Schneimi’s Dev Weblog


Fast random find with CakePHP

Posted in CakePHP by schneimi on August 28, 2009
Tags: , , ,

I want to share my experience with random finds in CakePHP because they can be very slow done the wrong way.

In this example we have the model Audioplaylist which hasAndBelongsToMany Audio and we want to get a random playlist of Audios. We assume the table for Audio is pretty large and we also need the data of other related models as result, let’s say the owner’s username and the title of the related album. All models are set to $recursive = -1 and the ContainableBehavior is used to contain the data.

  • The first approach would be to make one find and get all the data at once.
  • $audios = $this->Audioplaylist->Audio->find('all', array('contain' => array('User.name',
                                                                                'Album.title'),
                                                             'order' => 'RAND()',
                                                             'limit' => $count));
    

    Happy waiting!

    You have to know that DB queries ordered by RAND() get slower the more fields are selected, and in this case we even select all fields of the Audio model.

  • Knowing that, we can improve the find in using the fields parameter to also contain the fields of the Audio model.
  • $audios = $this->Audioplaylist->Audio->find('all', array('contain' => array('User.name',
                                                                                'Album.title'),
                                                             'fields' => 'id',
                                                             'order' => 'RAND()',
                                                             'limit' => $count));
    

    This is already a lot faster than before, but still not very applicable because it still slows down with the amount of related data.

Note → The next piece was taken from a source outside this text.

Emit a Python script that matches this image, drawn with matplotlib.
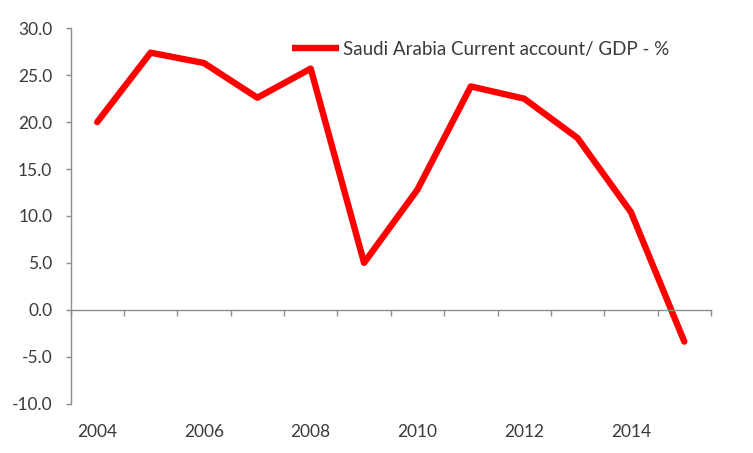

  • So let’s try another approach that looks more circumstantial but avoids the problem seen before. The idea is to make two finds, the first one just finds some random Audio Ids and the second will then use the Ids to catch all the related data.
  • $randomAudioIds = $this->Audioplaylist->Audio->find('list', array('fields' => 'id',
                                                                      'order' => 'RAND()',
                                                                      'limit' => $count));
    
    $audios = $this->Audioplaylist->Audio->find('all', array('contain' => array('User.name',
                                                                                'Album.title'),
                                                             'conditions' => array('Audio.id' => $randomAudioIds),
                                                             'order' => 'RAND()'));
    

    Sometimes more is less, especially if you need alot of data from related models, you will appreciate the performance of these two queries.